Challenges for Minority Serving Institutions and Implications for Federal Education Policy
GAO-04-78T, Oct 6, 2003
The Higher Education Act of 1965 gives special recognition to some postsecondary schools--called Minority Serving Institutions--that serve a high percentage of minority students. These and other schools face stiff challenges in keeping pace with technology. One rapidly growing area, distance education, has commanded particular attention and an estimated 1.5 million students have enrolled in at least one distance education course. In light of this, GAO was asked to provide information on: (1) the use of distance education by Minority Serving Institutions; (2) the challenges Minority Serving Institutions face in obtaining and using technology; (3) GAO's preliminary finding on the role that accrediting agencies play in ensuring the quality of distance education; and (4) GAO's preliminary findings on whether statutory requirements limit federal aid to students involved in distance education. GAO is currently finalizing the results of its work on (1) the role of accrediting agencies in reviewing distance education programs and (2) federal student financial aid issues related to distance education.
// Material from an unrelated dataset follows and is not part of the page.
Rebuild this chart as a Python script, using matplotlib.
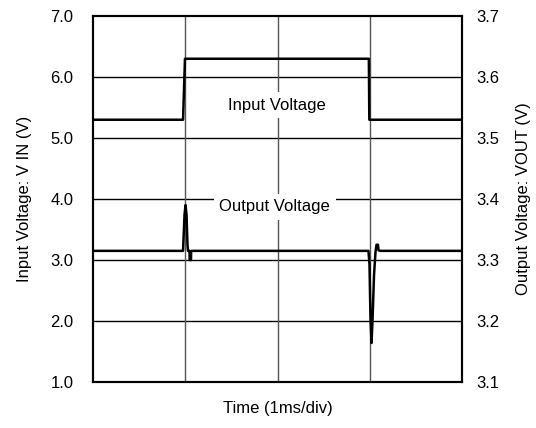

There are some variations in the use of distance education at Minority Serving Institutions when compared to other schools. While it is difficult to generalize, Minority Serving Institutions offered at least one distance education course at the same rate as other schools. When Minority Serving Institutions offered distance education, they did so to improve access for students who live away from campus and provide convenience to older, working, or married students. Some Minority Serving Institutions do not offer distance education because classroom education best meets the needs of their students. Additionally, schools view the overall use of technology as a critical tool in educating their students and they generally indicated that offering more distance education was a lower priority than using technology to educate their classroom students. The two primary challenges in meeting technology goals cited by these institutions were limitations in funding and inadequate staffing to maintain and operate information technology. Accrediting agencies have taken steps to ensure the quality of distance education programs, such as developing supplemental guidelines for reviewing these programs. However, GAO found (1) no agreed upon set of standards for holding institutions accountable for student outcomes and (2) differences in how agencies review distance education programs. Finally, several statutory rules limit the amount of federal aid for distance education students. GAO estimates that at least 14 schools are not eligible or could lose their eligibility for federal student financial aid if their distance education programs continue to expand. While the number of schools potentially affected is relatively small in comparison to the more than 6,000 postsecondary institutions in the country, this is an important issue for the nearly 210,000 students who attend these schools. Several factors must be considered before deciding whether to eliminate or modify these rules. They include the cost of implementation, the extent to which the changes improve access, and the impact that changes would have on Education's ability to prevent schools from fraudulent or abusive practices.